**WORK TO DO**
Reproduce the top of the data verbatim, through and including the line that contains "const EDGE = '#3a3a3a';".

___ INFORMATION SUPPLIED

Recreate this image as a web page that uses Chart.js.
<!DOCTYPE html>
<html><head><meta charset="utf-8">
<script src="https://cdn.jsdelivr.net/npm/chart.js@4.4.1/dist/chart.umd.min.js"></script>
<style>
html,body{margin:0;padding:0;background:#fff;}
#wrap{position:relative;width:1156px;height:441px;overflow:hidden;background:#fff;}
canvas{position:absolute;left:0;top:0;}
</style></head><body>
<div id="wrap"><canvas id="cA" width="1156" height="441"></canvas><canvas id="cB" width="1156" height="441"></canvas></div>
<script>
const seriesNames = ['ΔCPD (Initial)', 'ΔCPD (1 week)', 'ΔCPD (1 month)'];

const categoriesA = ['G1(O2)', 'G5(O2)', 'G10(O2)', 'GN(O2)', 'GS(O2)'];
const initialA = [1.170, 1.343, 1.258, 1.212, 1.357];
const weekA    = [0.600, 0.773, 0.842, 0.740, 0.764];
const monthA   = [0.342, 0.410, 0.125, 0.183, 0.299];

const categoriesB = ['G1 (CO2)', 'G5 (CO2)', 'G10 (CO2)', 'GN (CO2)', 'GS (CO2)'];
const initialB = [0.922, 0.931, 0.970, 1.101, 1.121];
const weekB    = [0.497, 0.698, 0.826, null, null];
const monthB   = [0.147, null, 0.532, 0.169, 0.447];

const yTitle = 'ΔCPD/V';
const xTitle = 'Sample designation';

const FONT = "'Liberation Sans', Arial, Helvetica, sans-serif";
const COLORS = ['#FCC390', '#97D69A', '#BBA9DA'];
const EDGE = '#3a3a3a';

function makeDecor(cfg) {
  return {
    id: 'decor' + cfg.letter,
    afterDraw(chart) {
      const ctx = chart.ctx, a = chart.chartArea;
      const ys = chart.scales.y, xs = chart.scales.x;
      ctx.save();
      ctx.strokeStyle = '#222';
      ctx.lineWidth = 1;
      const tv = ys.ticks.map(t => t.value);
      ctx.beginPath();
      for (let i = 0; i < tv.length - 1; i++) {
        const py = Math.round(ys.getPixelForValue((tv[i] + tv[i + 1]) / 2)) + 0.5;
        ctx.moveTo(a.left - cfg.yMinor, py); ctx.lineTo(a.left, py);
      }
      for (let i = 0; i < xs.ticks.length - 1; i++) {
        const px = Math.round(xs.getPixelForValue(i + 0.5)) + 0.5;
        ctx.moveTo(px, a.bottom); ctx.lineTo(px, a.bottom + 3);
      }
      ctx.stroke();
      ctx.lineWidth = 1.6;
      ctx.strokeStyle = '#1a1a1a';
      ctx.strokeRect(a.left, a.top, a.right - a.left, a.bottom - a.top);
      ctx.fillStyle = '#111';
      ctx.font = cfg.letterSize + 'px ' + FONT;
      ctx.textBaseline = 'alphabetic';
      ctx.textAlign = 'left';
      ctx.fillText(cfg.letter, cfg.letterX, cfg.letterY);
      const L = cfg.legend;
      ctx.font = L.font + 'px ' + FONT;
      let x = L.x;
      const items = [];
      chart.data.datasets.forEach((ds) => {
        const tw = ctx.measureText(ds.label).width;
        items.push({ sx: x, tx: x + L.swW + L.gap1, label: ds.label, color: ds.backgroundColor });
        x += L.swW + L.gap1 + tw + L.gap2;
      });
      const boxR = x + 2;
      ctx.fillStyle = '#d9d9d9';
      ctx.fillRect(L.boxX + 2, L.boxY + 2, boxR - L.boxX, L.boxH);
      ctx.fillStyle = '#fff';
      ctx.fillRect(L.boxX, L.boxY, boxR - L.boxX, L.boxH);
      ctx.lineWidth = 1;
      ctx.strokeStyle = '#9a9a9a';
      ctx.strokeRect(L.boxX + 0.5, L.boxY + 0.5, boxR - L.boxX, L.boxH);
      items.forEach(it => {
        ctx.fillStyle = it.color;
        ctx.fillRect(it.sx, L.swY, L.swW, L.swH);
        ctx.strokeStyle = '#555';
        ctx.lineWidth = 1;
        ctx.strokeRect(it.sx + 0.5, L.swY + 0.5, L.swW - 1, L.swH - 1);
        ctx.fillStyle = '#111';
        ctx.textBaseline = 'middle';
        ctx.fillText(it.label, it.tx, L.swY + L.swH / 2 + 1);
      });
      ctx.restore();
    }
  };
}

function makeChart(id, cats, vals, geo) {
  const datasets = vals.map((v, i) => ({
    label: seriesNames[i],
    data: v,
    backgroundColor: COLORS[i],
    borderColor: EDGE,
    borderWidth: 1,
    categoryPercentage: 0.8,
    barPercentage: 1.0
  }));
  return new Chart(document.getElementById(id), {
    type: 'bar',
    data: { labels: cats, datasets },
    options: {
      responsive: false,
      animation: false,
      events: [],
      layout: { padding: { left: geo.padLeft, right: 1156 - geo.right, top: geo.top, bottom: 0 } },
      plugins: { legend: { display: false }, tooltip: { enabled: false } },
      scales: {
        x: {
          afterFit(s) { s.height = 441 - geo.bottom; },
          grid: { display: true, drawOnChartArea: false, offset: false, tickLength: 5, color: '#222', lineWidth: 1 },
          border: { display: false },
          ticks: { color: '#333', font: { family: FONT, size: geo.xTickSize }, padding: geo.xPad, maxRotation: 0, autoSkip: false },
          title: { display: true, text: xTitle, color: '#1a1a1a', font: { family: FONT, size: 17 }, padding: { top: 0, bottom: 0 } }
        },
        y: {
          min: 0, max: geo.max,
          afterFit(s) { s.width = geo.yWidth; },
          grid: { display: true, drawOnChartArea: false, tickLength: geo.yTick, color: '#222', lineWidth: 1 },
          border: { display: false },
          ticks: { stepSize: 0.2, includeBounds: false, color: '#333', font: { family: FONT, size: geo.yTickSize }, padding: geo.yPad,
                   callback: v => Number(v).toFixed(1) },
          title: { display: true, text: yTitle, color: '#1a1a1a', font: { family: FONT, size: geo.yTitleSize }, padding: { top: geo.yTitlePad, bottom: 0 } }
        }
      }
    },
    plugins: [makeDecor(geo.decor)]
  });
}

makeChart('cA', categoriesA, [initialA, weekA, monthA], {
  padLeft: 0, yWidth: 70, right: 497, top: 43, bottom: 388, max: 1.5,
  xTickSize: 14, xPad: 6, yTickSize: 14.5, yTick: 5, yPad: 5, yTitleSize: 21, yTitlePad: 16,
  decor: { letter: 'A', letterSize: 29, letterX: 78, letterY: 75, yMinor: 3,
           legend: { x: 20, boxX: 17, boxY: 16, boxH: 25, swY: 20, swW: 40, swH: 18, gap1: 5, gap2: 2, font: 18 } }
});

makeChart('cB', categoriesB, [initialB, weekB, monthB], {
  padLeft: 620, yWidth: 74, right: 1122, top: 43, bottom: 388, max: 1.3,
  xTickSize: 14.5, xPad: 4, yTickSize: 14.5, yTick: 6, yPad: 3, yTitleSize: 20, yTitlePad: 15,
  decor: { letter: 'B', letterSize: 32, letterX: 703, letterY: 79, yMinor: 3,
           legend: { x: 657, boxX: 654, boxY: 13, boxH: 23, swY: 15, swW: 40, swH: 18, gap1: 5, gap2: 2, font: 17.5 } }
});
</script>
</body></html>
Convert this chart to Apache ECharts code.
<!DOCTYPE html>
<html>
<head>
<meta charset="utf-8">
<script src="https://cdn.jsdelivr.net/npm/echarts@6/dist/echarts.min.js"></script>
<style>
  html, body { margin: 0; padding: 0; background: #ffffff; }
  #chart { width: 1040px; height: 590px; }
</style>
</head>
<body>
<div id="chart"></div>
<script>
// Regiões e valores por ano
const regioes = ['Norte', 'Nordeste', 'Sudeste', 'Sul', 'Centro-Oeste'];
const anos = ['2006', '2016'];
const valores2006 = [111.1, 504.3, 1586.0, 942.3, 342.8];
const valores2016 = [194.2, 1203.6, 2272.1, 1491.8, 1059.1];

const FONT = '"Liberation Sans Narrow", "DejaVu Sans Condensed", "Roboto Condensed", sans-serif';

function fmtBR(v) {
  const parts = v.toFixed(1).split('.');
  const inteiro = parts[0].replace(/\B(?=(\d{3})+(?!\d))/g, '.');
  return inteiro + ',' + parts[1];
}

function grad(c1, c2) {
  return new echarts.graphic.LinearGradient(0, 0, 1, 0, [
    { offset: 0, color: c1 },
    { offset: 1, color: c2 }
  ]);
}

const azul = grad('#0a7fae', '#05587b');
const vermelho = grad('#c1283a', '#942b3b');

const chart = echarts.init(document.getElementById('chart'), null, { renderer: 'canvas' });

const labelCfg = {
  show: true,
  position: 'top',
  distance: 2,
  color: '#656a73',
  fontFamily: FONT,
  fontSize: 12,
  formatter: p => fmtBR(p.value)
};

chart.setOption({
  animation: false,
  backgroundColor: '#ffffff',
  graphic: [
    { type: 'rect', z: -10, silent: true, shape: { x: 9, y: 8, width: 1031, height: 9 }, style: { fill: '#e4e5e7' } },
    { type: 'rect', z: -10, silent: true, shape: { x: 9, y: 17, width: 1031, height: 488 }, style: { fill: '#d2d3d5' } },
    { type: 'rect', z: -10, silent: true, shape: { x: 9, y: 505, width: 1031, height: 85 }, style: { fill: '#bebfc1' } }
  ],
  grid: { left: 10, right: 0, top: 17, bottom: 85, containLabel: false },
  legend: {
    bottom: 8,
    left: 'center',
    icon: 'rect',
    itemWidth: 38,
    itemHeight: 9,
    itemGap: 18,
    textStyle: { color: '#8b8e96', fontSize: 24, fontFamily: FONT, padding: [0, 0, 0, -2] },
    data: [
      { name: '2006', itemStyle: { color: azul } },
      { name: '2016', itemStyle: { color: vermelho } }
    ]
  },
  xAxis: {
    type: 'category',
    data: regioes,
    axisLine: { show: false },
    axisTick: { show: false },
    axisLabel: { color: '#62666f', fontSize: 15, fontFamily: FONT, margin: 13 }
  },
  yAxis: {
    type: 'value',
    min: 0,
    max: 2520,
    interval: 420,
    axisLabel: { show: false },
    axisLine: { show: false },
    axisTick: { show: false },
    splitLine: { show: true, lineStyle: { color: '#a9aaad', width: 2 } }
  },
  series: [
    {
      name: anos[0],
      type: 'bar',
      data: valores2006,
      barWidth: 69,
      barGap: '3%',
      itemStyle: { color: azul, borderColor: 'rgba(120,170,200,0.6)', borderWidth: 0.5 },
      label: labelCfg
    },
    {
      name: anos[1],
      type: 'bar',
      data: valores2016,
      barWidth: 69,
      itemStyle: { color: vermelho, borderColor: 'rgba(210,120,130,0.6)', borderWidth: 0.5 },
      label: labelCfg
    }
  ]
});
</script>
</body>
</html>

______

**THE COMPLETED TASK**
Recreate this image as a web page that uses Chart.js.
<!DOCTYPE html>
<html><head><meta charset="utf-8">
<script src="https://cdn.jsdelivr.net/npm/chart.js@4.4.1/dist/chart.umd.min.js"></script>
<style>
html,body{margin:0;padding:0;background:#fff;}
#wrap{position:relative;width:1156px;height:441px;overflow:hidden;background:#fff;}
canvas{position:absolute;left:0;top:0;}
</style></head><body>
<div id="wrap"><canvas id="cA" width="1156" height="441"></canvas><canvas id="cB" width="1156" height="441"></canvas></div>
<script>
const seriesNames = ['ΔCPD (Initial)', 'ΔCPD (1 week)', 'ΔCPD (1 month)'];

const categoriesA = ['G1(O2)', 'G5(O2)', 'G10(O2)', 'GN(O2)', 'GS(O2)'];
const initialA = [1.170, 1.343, 1.258, 1.212, 1.357];
const weekA    = [0.600, 0.773, 0.842, 0.740, 0.764];
const monthA   = [0.342, 0.410, 0.125, 0.183, 0.299];

const categoriesB = ['G1 (CO2)', 'G5 (CO2)', 'G10 (CO2)', 'GN (CO2)', 'GS (CO2)'];
const initialB = [0.922, 0.931, 0.970, 1.101, 1.121];
const weekB    = [0.497, 0.698, 0.826, null, null];
const monthB   = [0.147, null, 0.532, 0.169, 0.447];

const yTitle = 'ΔCPD/V';
const xTitle = 'Sample designation';

const FONT = "'Liberation Sans', Arial, Helvetica, sans-serif";
const COLORS = ['#FCC390', '#97D69A', '#BBA9DA'];
const EDGE = '#3a3a3a';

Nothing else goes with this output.